MATERIAL –
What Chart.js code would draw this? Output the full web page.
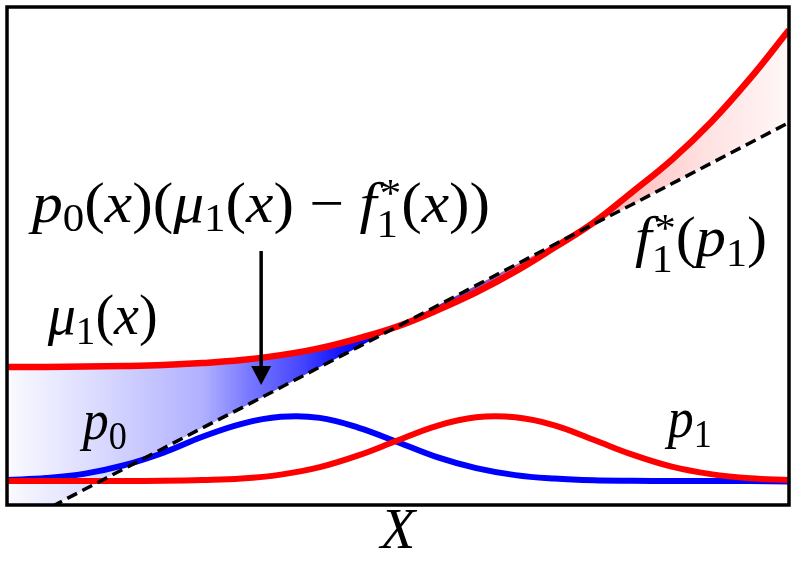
<!DOCTYPE html>
<html>
<head>
<meta charset="utf-8">
<title>p0(x)(mu1(x) - f1*(x))</title>
<script src="https://cdn.jsdelivr.net/npm/chart.js@4"></script>
<style>
  html, body { margin: 0; padding: 0; background: #fff; }
  canvas { display: block; }
</style>
</head>
<body>
<canvas id="chart" width="797" height="564"></canvas>
<script>
// x positions (arbitrary units 0..100) and curve values
const xs     = [0, 5, 10, 15, 20, 25, 30, 35, 40, 45, 50, 55, 60, 65, 70, 75, 80, 85, 90, 95, 100];
const mu1    = [27.7, 27.7, 27.8, 27.9, 28.1, 28.5, 29.1, 30.1, 31.5, 33.5, 35.9, 39.1, 42.7, 46.9, 51.7, 56.7, 62.9, 69.3, 76.8, 85.6, 95.4];
const f1star = [-5.0, -0.9, 3.2, 7.3, 11.4, 15.5, 19.5, 23.6, 27.7, 31.8, 35.9, 40.0, 44.1, 48.2, 52.3, 56.4, 60.4, 64.5, 68.6, 72.7, 76.8];
const p0     = [5.0, 5.4, 6.3, 8.0, 10.5, 13.7, 16.3, 17.7, 17.5, 15.5, 12.6, 9.6, 7.4, 6.0, 5.3, 4.95, 4.85, 4.8, 4.8, 4.8, 4.7];
const p1     = [4.8, 4.8, 4.8, 4.8, 4.85, 5.0, 5.3, 6.1, 7.6, 10.0, 13.0, 15.9, 17.6, 17.6, 16.0, 13.1, 10.1, 7.7, 6.2, 5.35, 5.0];

// math labels: [text, kind, superscript]
const bigLabel = [['p', 'i'], ['0', 'sub'], ['(', 'r'], ['x', 'i'], [')(', 'r'], ['μ', 'i'], ['1', 'sub'],
                  ['(', 'r'], ['x', 'i'], [')', 'r'], [' − ', 'r'], ['f', 'i'], ['1', 'sub', '*'],
                  ['(', 'r'], ['x', 'i'], ['))', 'r']];
const muLabel  = [['μ', 'i'], ['1', 'sub'], ['(', 'r'], ['x', 'i'], [')', 'r']];
const p0Label  = [['p', 'i'], ['0', 'sub']];
const p1Label  = [['p', 'i'], ['1', 'sub']];
const fLabel   = [['f', 'i'], ['1', 'sub', '*'], ['(', 'r'], ['p', 'i'], ['1', 'sub'], [')', 'r']];

const notes = [
    { parts: bigLabel, x: 3.2,  y: 56.9, w: 458 },
    { parts: muLabel,  x: 5.2,  y: 34.3, w: 110 },
    { parts: p0Label,  x: 9.7,  y: 13.2, w: 44 },
    { parts: p1Label,  x: 84.5, y: 13.6, w: 44 },
    { parts: fLabel,   x: 80.3, y: 49.9, w: 132 }
];
const arrowFrom = { x: 32.5, y: 51.0 };
const arrowTo   = { x: 32.5, y: 24.1 };

const FONT = '"Liberation Serif"';
const SIZE = 56;

function toPoints(ys) {
    return xs.map((x, i) => ({ x: x, y: ys[i] }));
}

function shade(context) {
    const chart = context.chart;
    const area = chart.chartArea;
    if (!area) return 'rgba(0,0,255,0.3)';
    const g = chart.ctx.createLinearGradient(area.left, 0, area.right, 0);
    g.addColorStop(0.0,   'rgba(0,0,255,0.02)');
    g.addColorStop(0.12,  'rgba(0,0,255,0.15)');
    g.addColorStop(0.25,  'rgba(0,0,255,0.31)');
    g.addColorStop(0.31,  'rgba(0,0,255,0.53)');
    g.addColorStop(0.375, 'rgba(0,0,255,0.72)');
    g.addColorStop(0.426, 'rgba(0,0,255,0.92)');
    g.addColorStop(0.47,  'rgba(0,0,255,1)');
    g.addColorStop(0.5,   'rgba(0,0,255,1)');
    g.addColorStop(0.758, 'rgba(255,0,0,0.3)');
    g.addColorStop(0.886, 'rgba(255,0,0,0.12)');
    g.addColorStop(1.0,   'rgba(255,0,0,0.03)');
    return g;
}

// lays out a math string, draws it if draw is true, returns its width
function runMath(ctx, parts, x, y, size, draw) {
    let cx = x;
    parts.forEach(([t, kind, sup]) => {
        if (kind === 'sub') {
            const small = Math.round(size * 0.7);
            ctx.font = small + 'px ' + FONT;
            let w = ctx.measureText(t).width;
            const drop = sup ? size * 0.28 : size * 0.17;
            if (draw) ctx.fillText(t, cx, y + drop);
            if (sup) {
                const ws = ctx.measureText(sup).width;
                if (draw) ctx.fillText(sup, cx + size * 0.05, y - size * 0.28);
                w = Math.max(w, ws + size * 0.05);
            }
            cx += w;
        } else {
            ctx.font = (kind === 'i' ? 'italic ' : '') + size + 'px ' + FONT;
            if (draw) ctx.fillText(t, cx, y);
            cx += ctx.measureText(t).width;
        }
    });
    return cx - x;
}

const decorations = {
    id: 'decorations',
    afterDatasetsDraw(chart) {
        const ctx = chart.ctx;
        const a = chart.chartArea;
        const sx = chart.scales.x, sy = chart.scales.y;
        ctx.save();

        // frame
        ctx.strokeStyle = '#000';
        ctx.lineWidth = 3.5;
        ctx.strokeRect(a.left, a.top, a.right - a.left, a.bottom - a.top);

        // arrow
        const ax = sx.getPixelForValue(arrowFrom.x);
        const ay0 = sy.getPixelForValue(arrowFrom.y);
        const ay1 = sy.getPixelForValue(arrowTo.y);
        ctx.lineWidth = 3.5;
        ctx.beginPath();
        ctx.moveTo(ax, ay0);
        ctx.lineTo(ax, ay1 - 16);
        ctx.stroke();
        ctx.fillStyle = '#000';
        ctx.beginPath();
        ctx.moveTo(ax - 10, ay1 - 19);
        ctx.lineTo(ax + 10, ay1 - 19);
        ctx.lineTo(ax, ay1);
        ctx.closePath();
        ctx.fill();

        // labels
        ctx.textBaseline = 'alphabetic';
        ctx.textAlign = 'left';
        notes.forEach(n => {
            const px = sx.getPixelForValue(n.x);
            const py = sy.getPixelForValue(n.y);
            const natural = runMath(ctx, n.parts, 0, 0, SIZE, false);
            const k = Math.min(1.25, Math.max(0.85, n.w / natural));
            ctx.save();
            ctx.translate(px, py);
            ctx.scale(k, 1);
            runMath(ctx, n.parts, 0, 0, SIZE, true);
            ctx.restore();
        });
        ctx.restore();
    }
};

new Chart(document.getElementById('chart'), {
    type: 'line',
    data: {
        datasets: [
            {
                label: 'mu1',
                data: toPoints(mu1),
                borderColor: '#ff0000',
                borderWidth: 6.5,
                backgroundColor: shade,
                fill: { target: 1 },
                tension: 0.4,
                order: 1
            },
            {
                label: 'f1*',
                data: toPoints(f1star),
                borderColor: '#000000',
                borderWidth: 3.5,
                borderDash: [11, 6],
                fill: false,
                tension: 0,
                order: 0
            },
            {
                label: 'p0',
                data: toPoints(p0),
                borderColor: '#0000ff',
                borderWidth: 6,
                fill: false,
                tension: 0.4,
                order: 3
            },
            {
                label: 'p1',
                data: toPoints(p1),
                borderColor: '#ff0000',
                borderWidth: 6,
                fill: false,
                tension: 0.4,
                order: 2
            }
        ]
    },
    options: {
        responsive: false,
        animation: false,
        events: [],
        layout: { padding: { left: 7, right: 8, top: 7, bottom: 0 } },
        elements: { point: { radius: 0 } },
        plugins: {
            legend: { display: false },
            tooltip: { enabled: false },
            filler: { drawTime: 'beforeDatasetsDraw' }
        },
        scales: {
            x: {
                type: 'linear',
                min: 0,
                max: 100,
                grid: { display: false },
                border: { display: false },
                ticks: { display: false },
                title: {
                    display: true,
                    text: 'X',
                    color: '#000',
                    font: { family: FONT, style: 'italic', size: 57, lineHeight: 1 },
                    padding: { top: -8, bottom: 2 }
                }
            },
            y: {
                display: false,
                min: 0,
                max: 100
            }
        }
    },
    plugins: [decorations]
});
</script>
</body>
</html>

SET TASK –
Give again, word for word, every line from the top of the data above to the line holding "['1', 'sub'], [')', 'r']];", inclusive, with the pictures left out.

PROBLEM SOLUTION –
What Chart.js code would draw this? Output the full web page.
<!DOCTYPE html>
<html>
<head>
<meta charset="utf-8">
<title>p0(x)(mu1(x) - f1*(x))</title>
<script src="https://cdn.jsdelivr.net/npm/chart.js@4"></script>
<style>
  html, body { margin: 0; padding: 0; background: #fff; }
  canvas { display: block; }
</style>
</head>
<body>
<canvas id="chart" width="797" height="564"></canvas>
<script>
// x positions (arbitrary units 0..100) and curve values
const xs     = [0, 5, 10, 15, 20, 25, 30, 35, 40, 45, 50, 55, 60, 65, 70, 75, 80, 85, 90, 95, 100];
const mu1    = [27.7, 27.7, 27.8, 27.9, 28.1, 28.5, 29.1, 30.1, 31.5, 33.5, 35.9, 39.1, 42.7, 46.9, 51.7, 56.7, 62.9, 69.3, 76.8, 85.6, 95.4];
const f1star = [-5.0, -0.9, 3.2, 7.3, 11.4, 15.5, 19.5, 23.6, 27.7, 31.8, 35.9, 40.0, 44.1, 48.2, 52.3, 56.4, 60.4, 64.5, 68.6, 72.7, 76.8];
const p0     = [5.0, 5.4, 6.3, 8.0, 10.5, 13.7, 16.3, 17.7, 17.5, 15.5, 12.6, 9.6, 7.4, 6.0, 5.3, 4.95, 4.85, 4.8, 4.8, 4.8, 4.7];
const p1     = [4.8, 4.8, 4.8, 4.8, 4.85, 5.0, 5.3, 6.1, 7.6, 10.0, 13.0, 15.9, 17.6, 17.6, 16.0, 13.1, 10.1, 7.7, 6.2, 5.35, 5.0];

// math labels: [text, kind, superscript]
const bigLabel = [['p', 'i'], ['0', 'sub'], ['(', 'r'], ['x', 'i'], [')(', 'r'], ['μ', 'i'], ['1', 'sub'],
                  ['(', 'r'], ['x', 'i'], [')', 'r'], [' − ', 'r'], ['f', 'i'], ['1', 'sub', '*'],
                  ['(', 'r'], ['x', 'i'], ['))', 'r']];
const muLabel  = [['μ', 'i'], ['1', 'sub'], ['(', 'r'], ['x', 'i'], [')', 'r']];
const p0Label  = [['p', 'i'], ['0', 'sub']];
const p1Label  = [['p', 'i'], ['1', 'sub']];
const fLabel   = [['f', 'i'], ['1', 'sub', '*'], ['(', 'r'], ['p', 'i'], ['1', 'sub'], [')', 'r']];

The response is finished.